Decoldest Crawford’s first NIL commercial is wonderful

Decoldest Crawford

Decoldest Crawford
Screenshot: SOS Heating & Cooling

I know these days there are many people who start watching games a half hour late so they can fast forward past all the commercials, or spend their football Sundays watching seven hours of commercial-free football with Scott Hanson.

Anyone trying to convince me to purchase something is always annoying (except for the companies that sponsor this website, please buy everything they’re selling.) However, certain ad campaigns are as creative as anything that has ever been aired on television. The Budweiser frogs, Air Jordan and Mars Blackmon, and of course, “french vanilla, rocky road, chocolate, peanut butter, cookie dough!

Then there are those commercials that may not have the budget to air during the biggest sporting events on the American television calendar. Sometimes they air at 6:30 p.m. on Tuesday and only the locals get to see it. The acting is stiff and the special effects are limited — if they exist at all. Yet, as much as I loved Shaq yanking down a basketball hoop for Pepsi, I will never forget the Washington Metro Area Eastern Motors — “your job’s your credit” commercials of the 2000s. They featured the players from the Washington football franchise, Wizards, and Ray Lewis. The jingle is catchier than choruses from a TRL-era music video.

The local TV commercial. They cost much less to produce than the Nike ones, and are funny because they lean into the fact that they’re cheap. Unfortunately, due to NCAA rules, they were limited to professional athletes only. That day is over. Behold, Nebraska wide receiver Decoldest Crawford’s HVAC commercial.

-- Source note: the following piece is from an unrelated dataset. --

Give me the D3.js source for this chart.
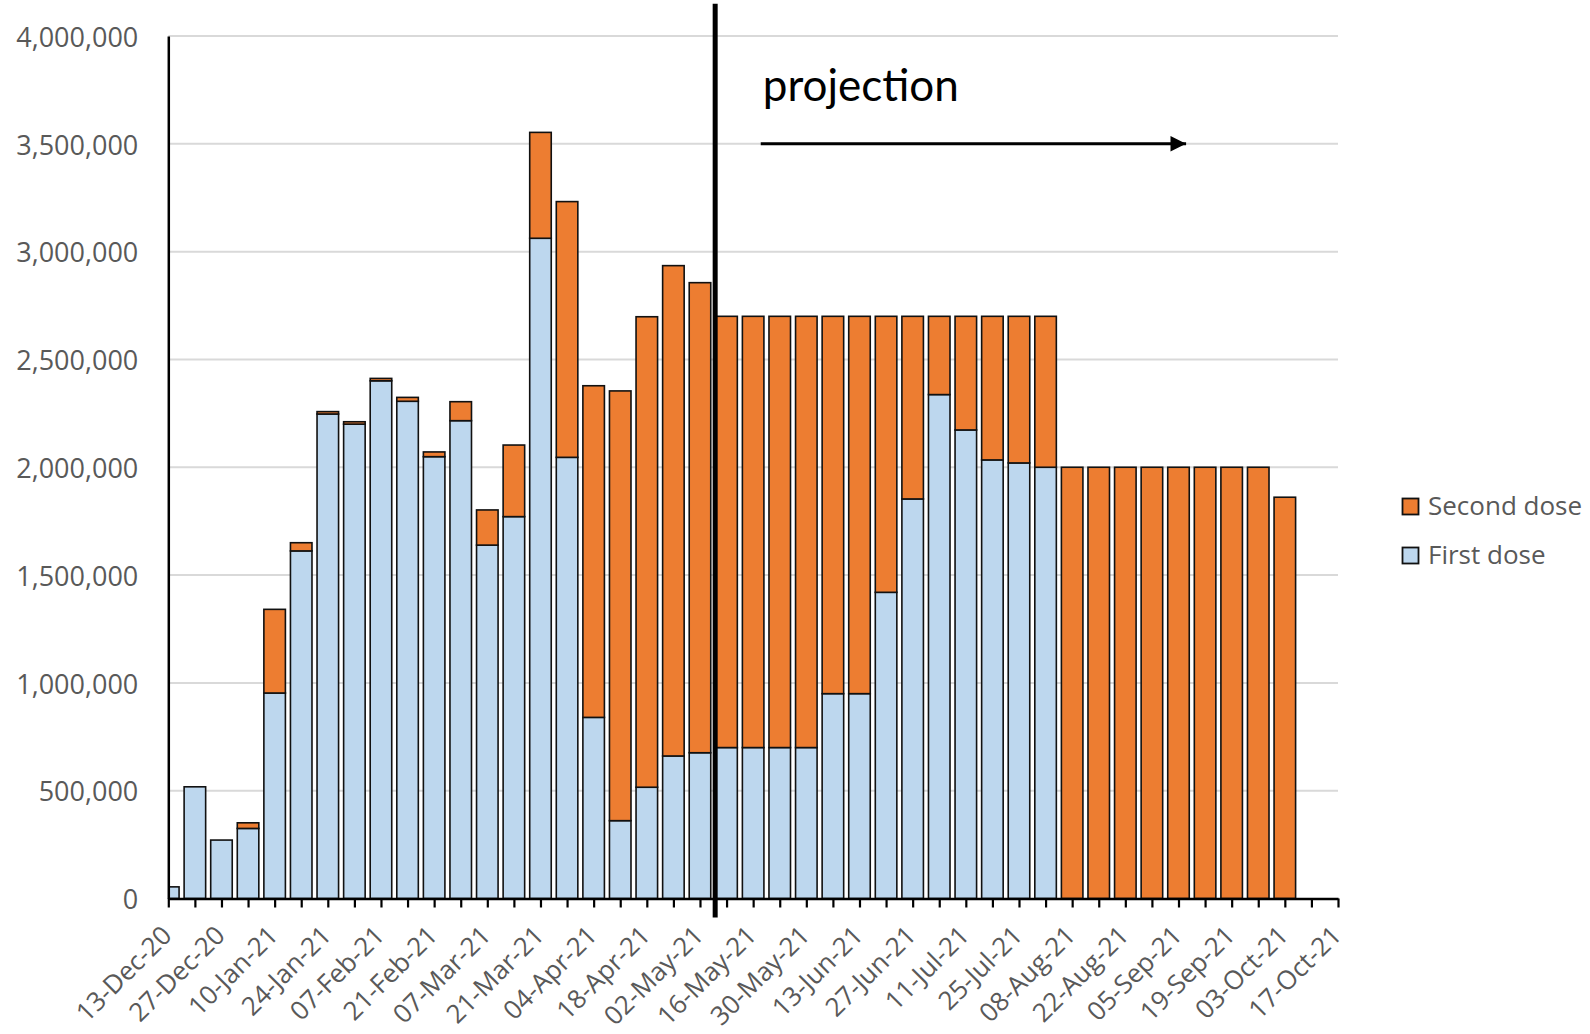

There had to be not only air conditioner repair, but refrigerator, ice, and water companies in college towns across America flinging themselves at Crawford as soon as they heard the name. Thank goodness this company had some creative people that thought to score the commercial with 90s stock track No. 6 and a classic was made. Also, with the ability for a commercial to go national in 2022 at a fraction of the cost, nearly five million people have seen this commercial on Twitter alone.

For any other Lincoln, Neb., company that might have a commercial ready for Crawford, the bar has been set. The world has seen this first ad and it is just delightful. Bring your A-game Lincoln bag of ice company, or you’ll be saving on refrigeration this winter because you’ll be able to store all those unsold bags outside.

Starkville, Miss., Baton Rouge, La., Provo, Utah — these college towns are perfect for silly commercials like this. Tuscaloosa all-you-can-eat restaurant, get the Alabama offensive line, 15 seconds of them eating, then a shot of a still full buffet, and then pan to those mountains of human beings slumping over the chairs and tables in food comas. The commercial would take a few hours to shoot, and now you have a line around the corner for at least the rest of the football season — but be sure to pay those men with money and not free food, I’ve seen firsthand what lineman can do to a buffet.

Every television market has its favorite local commercials. Peter Francis Geraci, Moo & Oink (someone please find me the one with Dwayne Wade’s father), 411 Pain, and those HEB commercials that feature the San Antonio Spurs — the folks in South Texas have known that Kawhi Leonard is hilarious for years — are beloved. Commercials like this have been waiting for a car dealership in Columbus, Ohio for decades.

College sports purists can wail and whine over NIL all they want. Yes, it further removes the veneer of amateurism that does make college sports more fun, but once Texas A&M jumped to the SEC and Syracuse stuck a knife into Big East basketball it was already useless.

It’s time to have some fun with this and Decoldest has shown you what it can look like with a delightful commercial about one of life’s most frustrating problems, a broken air conditioner. I challenge the next local college town business to come up with a catchier jingle than the one Brendan Haywood was enthusiastically lip-syncing in a truck more than 15 years ago, “Ford, Honda, Chevy, Beamers, and minivans, over 600 cars, trucks, SUVs are you listening, man?”